[Dataset records]
<<<<
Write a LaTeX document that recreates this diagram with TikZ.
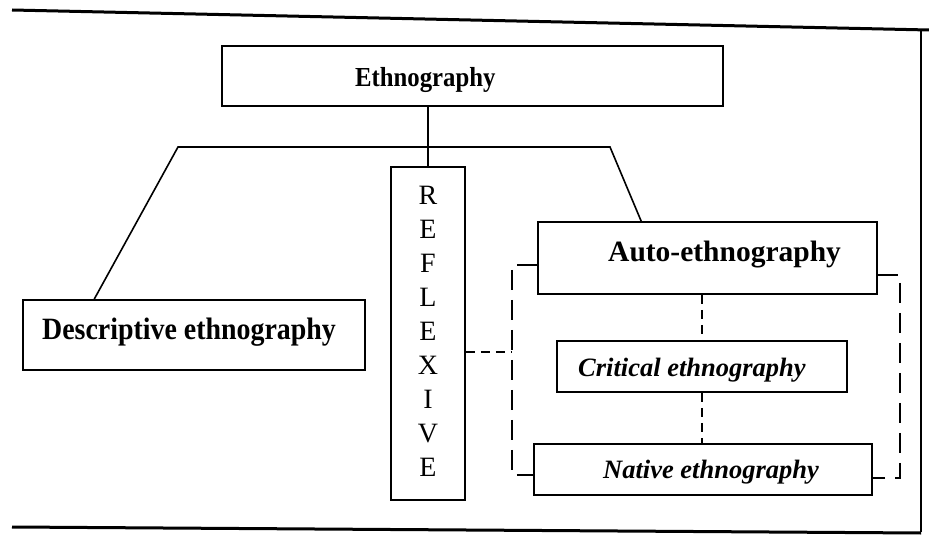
\documentclass[tikz,border=0pt]{standalone}
\usepackage{fontspec}
\setmainfont{Liberation Serif}
\newfontfamily\condserif[FakeStretch=0.9]{Liberation Serif}
\begin{document}
\begin{tikzpicture}[x=1pt,y=-1pt,
  box/.style={draw, line width=1.6pt, inner sep=0pt},
  lbl/.style={inner sep=0pt, anchor=base west},
  dsh/.style={line width=1.4pt, dash pattern=on 20pt off 10pt},
  dshs/.style={line width=1.4pt, dash pattern=on 9pt off 6pt},
  conn/.style={line width=1.6pt}]
\useasboundingbox (0,0) rectangle (929,545);
% frame
\draw[line width=3pt] (12,10) -- (929,30);
\draw[line width=2.2pt] (921,29) -- (921,532);
\draw[line width=3pt] (12,527) -- (921,533);
% boxes
\node[box, minimum width=501pt, minimum height=60pt] (ethno) at (472.5,76) {};
\node[box, minimum width=74pt, minimum height=333pt] (refl) at (428,333.5) {};
\node[box, minimum width=342pt, minimum height=70pt] (desc) at (194,335) {};
\node[box, minimum width=339pt, minimum height=72pt] (auto) at (707.5,258) {};
\node[box, minimum width=290pt, minimum height=51pt] (crit) at (702,366.5) {};
\node[box, minimum width=338pt, minimum height=51pt] (nat) at (703,469.5) {};
% texts
\node[lbl, font=\condserif\fontsize{27.5}{32}\selectfont\bfseries] (ethnoT) at (355,87) {Ethnography};
\node[lbl, font=\condserif\fontsize{31}{36}\selectfont\bfseries] (descT) at (42,339) {Descriptive ethnography};
\node[lbl, font=\fontsize{29.5}{34}\selectfont\bfseries] (autoT) at (608,262) {Auto-ethnography};
\node[lbl, font=\fontsize{26.5}{32}\selectfont\bfseries\itshape] (critT) at (578,376) {Critical ethnography};
\node[lbl, font=\fontsize{26.5}{32}\selectfont\bfseries\itshape] (natT) at (603,478) {Native ethnography};
\node[inner sep=0pt, align=center, font=\fontsize{28}{34}\selectfont] (reflT) at (428,331) {R\\E\\F\\L\\E\\X\\I\\V\\E};
% solid connectors
\coordinate (busL) at (178,147);
\coordinate (busR) at (610,147);
\draw[conn] ([xshift=72pt]desc.north west) -- (busL) -- (busR) -- ([xshift=104pt]auto.north west);
\draw[conn] (ethno.south -| refl.north) -- (refl.north);
% dashed brackets
\coordinate (lbT) at (512,265);
\coordinate (lbM) at (512,352);
\coordinate (lbB) at (512,475);
\coordinate (rbT) at (900,275);
\coordinate (rbB) at (900,478);
\draw[dsh] (auto.west |- lbT) -- (lbT) -- (lbB) -- (nat.west |- lbB);
\draw[dshs] (refl.east |- lbM) -- (lbM);
\draw[dsh] (auto.east |- rbT) -- (rbT) -- (rbB) -- (nat.east |- rbB);
\draw[dshs] (auto.south -| crit.north) -- (crit.north);
\draw[dshs] (crit.south) -- (nat.north -| crit.south);
\end{tikzpicture}
\end{document}
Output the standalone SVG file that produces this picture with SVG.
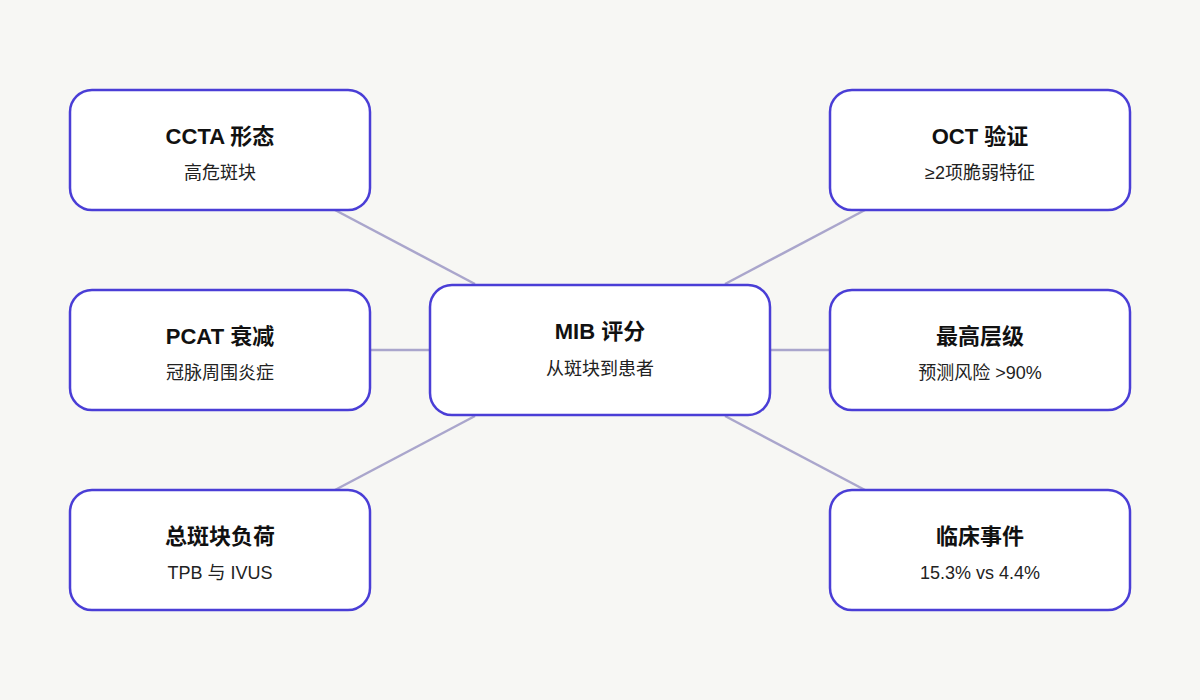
>>>>
### TASK DIRECTIONS
Tell how many lines contain the word "with", using only the number.

### SOLUTION FOR THIS PROBLEM
2